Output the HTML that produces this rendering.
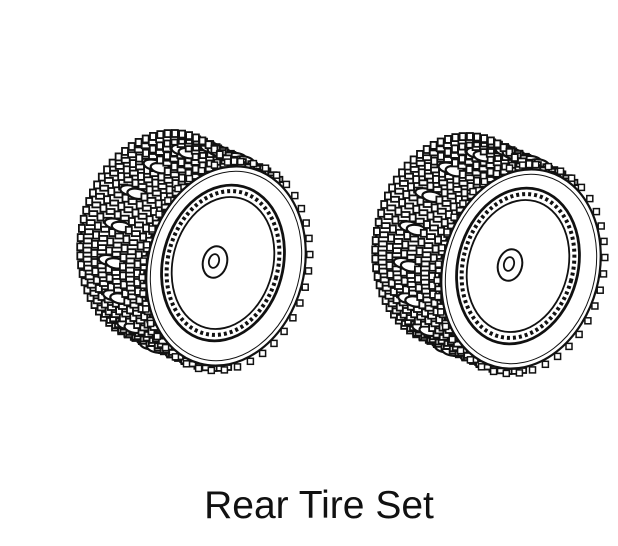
<!DOCTYPE html>
<html><head><meta charset="utf-8"><style>
html,body{margin:0;padding:0;background:#fff;width:618px;height:546px;overflow:hidden}
svg{position:absolute;left:0;top:0}
.t{position:absolute;left:0;width:638px;top:484px;text-align:center;font:39px "Liberation Sans",Arial,sans-serif;color:#111}
</style></head><body>
<svg id="s" width="618" height="546" viewBox="0 0 618 546"></svg>
<div class="t">Rear Tire Set</div>
<script>
(function(){
var NS="http://www.w3.org/2000/svg";
var s=document.getElementById('s');
function el(n,a,p){var e=document.createElementNS(NS,n);for(var k in a)e.setAttribute(k,a[k]);(p||s).appendChild(e);return e;}
function tire(dx,dy){
 var g=el('g',{transform:'translate('+dx+','+dy+')',fill:'none',stroke:'#111','stroke-width':'1.3'});
 var cx=226,cy=266,rot=15*Math.PI/180;
 var bx=cx-64,by=cy-30;
 function pt(ox,oy,rx,ry,a){var x=rx*Math.cos(a),y=ry*Math.sin(a);return [ox+x*Math.cos(rot)-y*Math.sin(rot),oy+x*Math.sin(rot)+y*Math.cos(rot)];}
 var d='';
 var a0=Math.PI/2-0.35,a1=3*Math.PI/2+0.45;
 for(var i=0;i<=50;i++){var a=a0+i*(a1-a0)/50;var p=pt(bx,by,80,104,a);d+=(i?'L':'M')+p[0].toFixed(1)+' '+p[1].toFixed(1);}
 for(var i=50;i>=0;i--){var a=a0+i*(a1-a0)/50;var p=pt(cx,cy,80,104,a);d+='L'+p[0].toFixed(1)+' '+p[1].toFixed(1);}
 el('path',{d:d+'Z',fill:'#fff',stroke:'#111','stroke-width':'2.4'},g);
 var N=44;
 for(var i=0;i<=N;i++){
  var a=a0+i*(a1-a0)/N;
  for(var k=0;k<10;k++){
   var f=k/9;
   var p1=pt(bx,by,80,104,a),p2=pt(cx,cy,80,104,a);
   var x=p1[0]+(p2[0]-p1[0])*f,y=p1[1]+(p2[1]-p1[1])*f;
   var w=(k%2?8:6),h=(k%2?5:7);
   el('rect',{x:(x-w/2).toFixed(1),y:(y-h/2).toFixed(1),width:w,height:h,fill:'#fff','stroke-width':'1.8'},g);
   if((k==4||k==5)&&i%4==2&&Math.cos(a)<0.3)el('ellipse',{cx:x.toFixed(1),cy:y.toFixed(1),rx:10,ry:5,fill:'#fff','stroke-width':'2.2',transform:'rotate(10 '+x.toFixed(1)+' '+y.toFixed(1)+')'},g);
  }
 }
 for(var i=0;i<40;i++){var a=i*Math.PI*2/40;var p=pt(cx,cy,82,106,a);
  el('rect',{x:(p[0]-3).toFixed(1),y:(p[1]-3).toFixed(1),width:6,height:6,fill:'#fff','stroke-width':'1.5'},g);}
 el('ellipse',{cx:cx,cy:cy,rx:78,ry:101,transform:'rotate(15 '+cx+' '+cy+')',fill:'#fff','stroke-width':'2.2'},g);
 el('ellipse',{cx:cx,cy:cy,rx:74,ry:96,transform:'rotate(15 '+cx+' '+cy+')','stroke-width':'1'},g);
 var ix=cx-3,iy=cy-3;
 el('ellipse',{cx:ix,cy:iy,rx:60,ry:79,transform:'rotate(15 '+ix+' '+iy+')','stroke-width':'2.8'},g);
 el('ellipse',{cx:ix,cy:iy,rx:55,ry:73,transform:'rotate(15 '+ix+' '+iy+')','stroke-width':'4','stroke-dasharray':'3 3'},g);
 el('ellipse',{cx:ix,cy:iy,rx:50,ry:67,transform:'rotate(15 '+ix+' '+iy+')','stroke-width':'1.8'},g);
 el('ellipse',{cx:215,cy:262,rx:12,ry:16,transform:'rotate(15 215 262)','stroke-width':'2'},g);
 el('ellipse',{cx:214,cy:261,rx:5,ry:7,transform:'rotate(15 214 261)','stroke-width':'1.8'},g);
}
tire(0,0);tire(295,3);
})();
</script>
</body></html>
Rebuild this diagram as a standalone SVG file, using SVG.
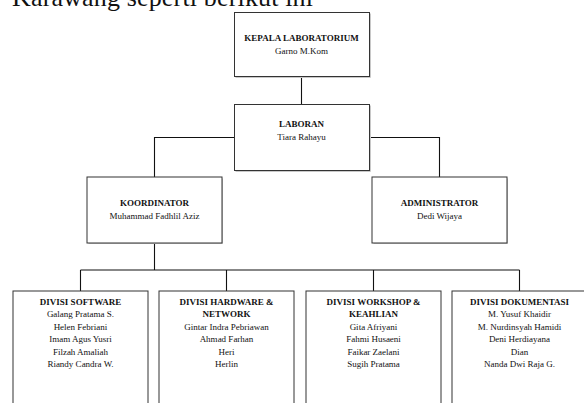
● ● ● ● ● ● ●
▶ _YOUR OBJECTIVE_
Reproduce the data above in full, exactly as it is, with the pictures left out.

▶ _SOLUTION FOR THIS EXERCISE_
Output the HTML that produces this rendering.
<!DOCTYPE html>
<html><head><meta charset="utf-8"><style>
html,body{margin:0;padding:0;background:#fff;width:618px;height:546px;overflow:hidden}
svg{position:absolute;left:0;top:0}
.t{position:absolute;left:0;width:638px;top:484px;text-align:center;font:39px "Liberation Sans",Arial,sans-serif;color:#111}
</style></head><body>
<svg id="s" width="618" height="546" viewBox="0 0 618 546"></svg>
<div class="t">Rear Tire Set</div>
<script>
(function(){
var NS="http://www.w3.org/2000/svg";
var s=document.getElementById('s');
function el(n,a,p){var e=document.createElementNS(NS,n);for(var k in a)e.setAttribute(k,a[k]);(p||s).appendChild(e);return e;}
function tire(dx,dy){
 var g=el('g',{transform:'translate('+dx+','+dy+')',fill:'none',stroke:'#111','stroke-width':'1.3'});
 var cx=226,cy=266,rot=15*Math.PI/180;
 var bx=cx-64,by=cy-30;
 function pt(ox,oy,rx,ry,a){var x=rx*Math.cos(a),y=ry*Math.sin(a);return [ox+x*Math.cos(rot)-y*Math.sin(rot),oy+x*Math.sin(rot)+y*Math.cos(rot)];}
 var d='';
 var a0=Math.PI/2-0.35,a1=3*Math.PI/2+0.45;
 for(var i=0;i<=50;i++){var a=a0+i*(a1-a0)/50;var p=pt(bx,by,80,104,a);d+=(i?'L':'M')+p[0].toFixed(1)+' '+p[1].toFixed(1);}
 for(var i=50;i>=0;i--){var a=a0+i*(a1-a0)/50;var p=pt(cx,cy,80,104,a);d+='L'+p[0].toFixed(1)+' '+p[1].toFixed(1);}
 el('path',{d:d+'Z',fill:'#fff',stroke:'#111','stroke-width':'2.4'},g);
 var N=44;
 for(var i=0;i<=N;i++){
  var a=a0+i*(a1-a0)/N;
  for(var k=0;k<10;k++){
   var f=k/9;
   var p1=pt(bx,by,80,104,a),p2=pt(cx,cy,80,104,a);
   var x=p1[0]+(p2[0]-p1[0])*f,y=p1[1]+(p2[1]-p1[1])*f;
   var w=(k%2?8:6),h=(k%2?5:7);
   el('rect',{x:(x-w/2).toFixed(1),y:(y-h/2).toFixed(1),width:w,height:h,fill:'#fff','stroke-width':'1.8'},g);
   if((k==4||k==5)&&i%4==2&&Math.cos(a)<0.3)el('ellipse',{cx:x.toFixed(1),cy:y.toFixed(1),rx:10,ry:5,fill:'#fff','stroke-width':'2.2',transform:'rotate(10 '+x.toFixed(1)+' '+y.toFixed(1)+')'},g);
  }
 }
 for(var i=0;i<40;i++){var a=i*Math.PI*2/40;var p=pt(cx,cy,82,106,a);
  el('rect',{x:(p[0]-3).toFixed(1),y:(p[1]-3).toFixed(1),width:6,height:6,fill:'#fff','stroke-width':'1.5'},g);}
 el('ellipse',{cx:cx,cy:cy,rx:78,ry:101,transform:'rotate(15 '+cx+' '+cy+')',fill:'#fff','stroke-width':'2.2'},g);
 el('ellipse',{cx:cx,cy:cy,rx:74,ry:96,transform:'rotate(15 '+cx+' '+cy+')','stroke-width':'1'},g);
 var ix=cx-3,iy=cy-3;
 el('ellipse',{cx:ix,cy:iy,rx:60,ry:79,transform:'rotate(15 '+ix+' '+iy+')','stroke-width':'2.8'},g);
 el('ellipse',{cx:ix,cy:iy,rx:55,ry:73,transform:'rotate(15 '+ix+' '+iy+')','stroke-width':'4','stroke-dasharray':'3 3'},g);
 el('ellipse',{cx:ix,cy:iy,rx:50,ry:67,transform:'rotate(15 '+ix+' '+iy+')','stroke-width':'1.8'},g);
 el('ellipse',{cx:215,cy:262,rx:12,ry:16,transform:'rotate(15 215 262)','stroke-width':'2'},g);
 el('ellipse',{cx:214,cy:261,rx:5,ry:7,transform:'rotate(15 214 261)','stroke-width':'1.8'},g);
}
tire(0,0);tire(295,3);
})();
</script>
</body></html>
Rebuild this diagram as a standalone SVG file, using SVG.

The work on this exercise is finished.